» **What you have to do**:
In the entries that follow, the first line to write out is the one containing "Clone this diagram in TikZ.", and the last is the one containing "color(25bp)=(fadeA); color(33bp)=(rosy); color(42bp)=(rosy);". Reproduce that stretch exactly, with nothing before or after it.

** START OF Extracted entries **

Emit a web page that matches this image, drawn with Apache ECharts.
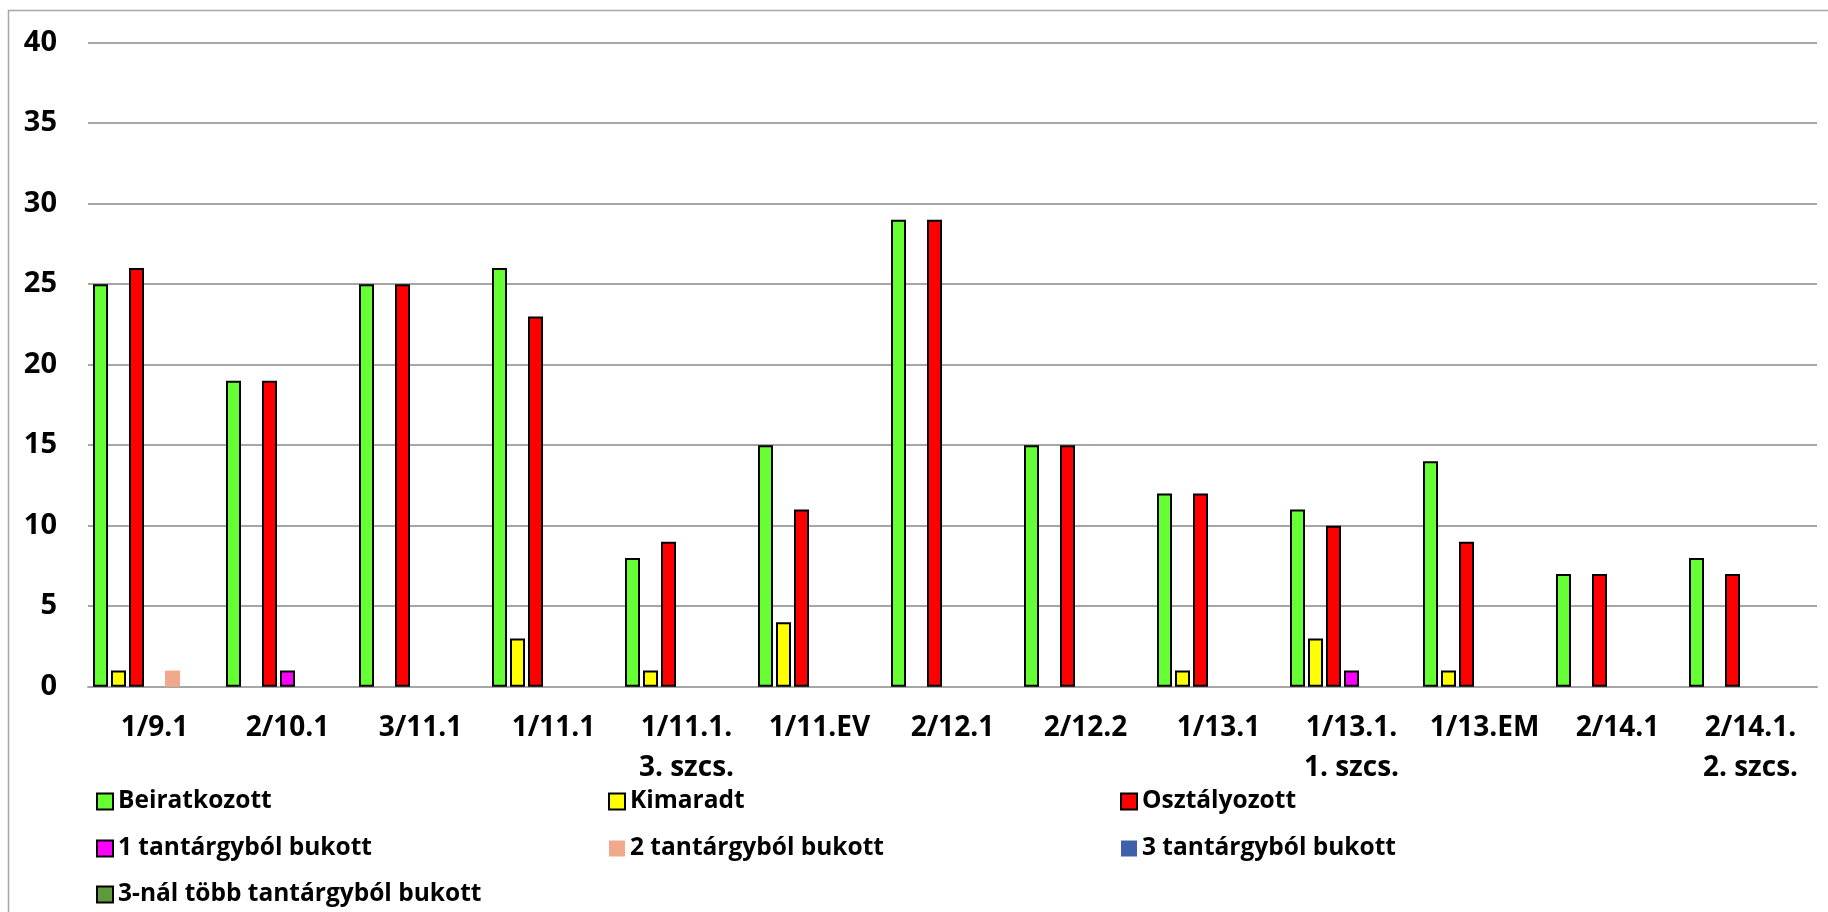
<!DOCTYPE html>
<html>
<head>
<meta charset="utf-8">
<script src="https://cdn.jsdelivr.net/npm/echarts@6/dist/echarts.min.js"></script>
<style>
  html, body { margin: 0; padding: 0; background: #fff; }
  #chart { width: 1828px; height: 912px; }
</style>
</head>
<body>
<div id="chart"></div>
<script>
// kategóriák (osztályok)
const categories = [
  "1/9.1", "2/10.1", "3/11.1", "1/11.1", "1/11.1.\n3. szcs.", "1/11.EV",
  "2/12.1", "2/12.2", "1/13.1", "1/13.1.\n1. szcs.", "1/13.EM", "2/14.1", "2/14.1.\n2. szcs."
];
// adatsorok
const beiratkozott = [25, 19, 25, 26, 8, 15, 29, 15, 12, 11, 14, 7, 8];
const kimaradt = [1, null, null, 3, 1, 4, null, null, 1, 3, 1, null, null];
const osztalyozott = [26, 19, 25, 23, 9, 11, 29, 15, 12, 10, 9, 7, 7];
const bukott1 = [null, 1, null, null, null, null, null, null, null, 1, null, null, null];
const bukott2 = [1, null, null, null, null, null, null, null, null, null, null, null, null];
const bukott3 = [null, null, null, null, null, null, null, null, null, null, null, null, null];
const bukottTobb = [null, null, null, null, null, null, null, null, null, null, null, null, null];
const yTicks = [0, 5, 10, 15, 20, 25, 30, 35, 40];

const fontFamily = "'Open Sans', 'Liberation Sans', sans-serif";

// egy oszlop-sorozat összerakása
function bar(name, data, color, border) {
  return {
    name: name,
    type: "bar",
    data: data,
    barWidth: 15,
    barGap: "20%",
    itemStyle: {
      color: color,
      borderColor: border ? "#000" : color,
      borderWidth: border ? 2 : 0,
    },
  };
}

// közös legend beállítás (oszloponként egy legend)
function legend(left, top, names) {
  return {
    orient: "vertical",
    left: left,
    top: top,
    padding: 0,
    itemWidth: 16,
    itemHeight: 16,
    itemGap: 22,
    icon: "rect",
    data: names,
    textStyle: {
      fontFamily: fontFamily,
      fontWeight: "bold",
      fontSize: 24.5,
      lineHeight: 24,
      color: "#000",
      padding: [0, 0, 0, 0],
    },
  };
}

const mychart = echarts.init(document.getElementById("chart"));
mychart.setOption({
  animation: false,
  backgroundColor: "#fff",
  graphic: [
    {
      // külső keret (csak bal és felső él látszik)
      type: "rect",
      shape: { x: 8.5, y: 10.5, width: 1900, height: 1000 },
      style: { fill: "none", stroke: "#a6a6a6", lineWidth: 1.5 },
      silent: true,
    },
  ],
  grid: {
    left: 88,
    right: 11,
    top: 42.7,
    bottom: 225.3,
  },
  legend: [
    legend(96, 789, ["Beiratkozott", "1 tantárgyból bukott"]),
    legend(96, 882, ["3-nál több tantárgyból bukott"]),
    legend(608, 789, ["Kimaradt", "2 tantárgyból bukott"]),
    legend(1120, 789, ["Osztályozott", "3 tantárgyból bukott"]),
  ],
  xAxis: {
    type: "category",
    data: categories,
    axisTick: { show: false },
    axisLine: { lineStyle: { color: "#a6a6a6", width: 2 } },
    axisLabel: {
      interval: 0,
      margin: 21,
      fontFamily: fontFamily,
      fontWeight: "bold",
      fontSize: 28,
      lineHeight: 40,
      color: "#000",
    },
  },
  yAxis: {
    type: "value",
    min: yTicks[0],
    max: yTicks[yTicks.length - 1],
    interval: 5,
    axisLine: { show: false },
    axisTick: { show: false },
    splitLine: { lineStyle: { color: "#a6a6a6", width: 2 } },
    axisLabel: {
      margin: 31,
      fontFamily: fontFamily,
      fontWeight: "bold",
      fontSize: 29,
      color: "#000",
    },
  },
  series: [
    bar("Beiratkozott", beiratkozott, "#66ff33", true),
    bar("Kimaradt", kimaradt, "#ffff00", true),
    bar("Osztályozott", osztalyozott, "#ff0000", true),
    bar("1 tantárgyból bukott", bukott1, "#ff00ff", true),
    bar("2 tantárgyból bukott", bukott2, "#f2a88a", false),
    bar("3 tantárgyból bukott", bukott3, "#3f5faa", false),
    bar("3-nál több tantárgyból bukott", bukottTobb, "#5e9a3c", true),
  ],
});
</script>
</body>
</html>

** END OF Extracted entries **
** START OF Extracted entries **

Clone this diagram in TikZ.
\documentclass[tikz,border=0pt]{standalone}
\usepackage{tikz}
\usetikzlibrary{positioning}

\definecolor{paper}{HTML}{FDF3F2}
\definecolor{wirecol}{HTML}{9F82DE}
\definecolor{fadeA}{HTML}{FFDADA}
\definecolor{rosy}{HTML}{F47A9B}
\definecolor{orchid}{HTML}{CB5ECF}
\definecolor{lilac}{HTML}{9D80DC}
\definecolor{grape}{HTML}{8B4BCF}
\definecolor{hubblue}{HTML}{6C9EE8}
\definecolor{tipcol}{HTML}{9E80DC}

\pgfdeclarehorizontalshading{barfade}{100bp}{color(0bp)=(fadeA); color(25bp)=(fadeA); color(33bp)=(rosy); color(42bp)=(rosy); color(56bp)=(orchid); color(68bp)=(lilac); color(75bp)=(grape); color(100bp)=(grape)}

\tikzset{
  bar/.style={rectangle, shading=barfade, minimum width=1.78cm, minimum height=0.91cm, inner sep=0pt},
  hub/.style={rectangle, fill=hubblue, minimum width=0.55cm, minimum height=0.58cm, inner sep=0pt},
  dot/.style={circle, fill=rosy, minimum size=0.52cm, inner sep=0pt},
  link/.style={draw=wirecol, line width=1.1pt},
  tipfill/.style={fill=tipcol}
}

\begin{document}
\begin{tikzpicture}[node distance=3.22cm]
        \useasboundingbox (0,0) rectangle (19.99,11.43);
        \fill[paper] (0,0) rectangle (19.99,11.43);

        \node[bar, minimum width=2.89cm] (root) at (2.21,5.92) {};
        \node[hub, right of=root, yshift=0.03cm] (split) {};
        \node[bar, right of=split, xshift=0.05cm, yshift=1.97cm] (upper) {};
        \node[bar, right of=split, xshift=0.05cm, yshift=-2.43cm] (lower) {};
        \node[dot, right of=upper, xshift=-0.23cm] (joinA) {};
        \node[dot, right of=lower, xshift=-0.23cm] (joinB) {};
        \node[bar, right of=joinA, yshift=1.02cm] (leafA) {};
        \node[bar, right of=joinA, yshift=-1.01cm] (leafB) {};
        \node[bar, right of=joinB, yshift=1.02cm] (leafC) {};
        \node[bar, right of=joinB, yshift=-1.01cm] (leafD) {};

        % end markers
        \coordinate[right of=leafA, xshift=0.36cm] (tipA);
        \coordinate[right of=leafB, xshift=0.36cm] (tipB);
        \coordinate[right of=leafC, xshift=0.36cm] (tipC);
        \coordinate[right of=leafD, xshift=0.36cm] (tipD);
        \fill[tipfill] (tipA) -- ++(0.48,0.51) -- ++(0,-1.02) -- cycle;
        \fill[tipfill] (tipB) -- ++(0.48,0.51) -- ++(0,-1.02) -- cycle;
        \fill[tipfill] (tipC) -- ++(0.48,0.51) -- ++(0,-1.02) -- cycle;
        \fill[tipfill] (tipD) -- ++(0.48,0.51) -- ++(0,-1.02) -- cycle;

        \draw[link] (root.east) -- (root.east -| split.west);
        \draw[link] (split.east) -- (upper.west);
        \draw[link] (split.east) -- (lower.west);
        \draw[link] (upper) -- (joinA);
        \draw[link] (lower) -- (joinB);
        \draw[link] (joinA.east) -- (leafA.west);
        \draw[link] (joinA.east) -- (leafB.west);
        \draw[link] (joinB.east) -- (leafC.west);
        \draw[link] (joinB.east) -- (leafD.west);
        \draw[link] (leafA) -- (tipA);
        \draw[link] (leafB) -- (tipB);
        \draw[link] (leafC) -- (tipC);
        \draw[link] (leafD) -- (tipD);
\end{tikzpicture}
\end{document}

** END OF Extracted entries **

» **Result**:
Clone this diagram in TikZ.
\documentclass[tikz,border=0pt]{standalone}
\usepackage{tikz}
\usetikzlibrary{positioning}

\definecolor{paper}{HTML}{FDF3F2}
\definecolor{wirecol}{HTML}{9F82DE}
\definecolor{fadeA}{HTML}{FFDADA}
\definecolor{rosy}{HTML}{F47A9B}
\definecolor{orchid}{HTML}{CB5ECF}
\definecolor{lilac}{HTML}{9D80DC}
\definecolor{grape}{HTML}{8B4BCF}
\definecolor{hubblue}{HTML}{6C9EE8}
\definecolor{tipcol}{HTML}{9E80DC}

\pgfdeclarehorizontalshading{barfade}{100bp}{color(0bp)=(fadeA); color(25bp)=(fadeA); color(33bp)=(rosy); color(42bp)=(rosy); color(56bp)=(orchid); color(68bp)=(lilac); color(75bp)=(grape); color(100bp)=(grape)}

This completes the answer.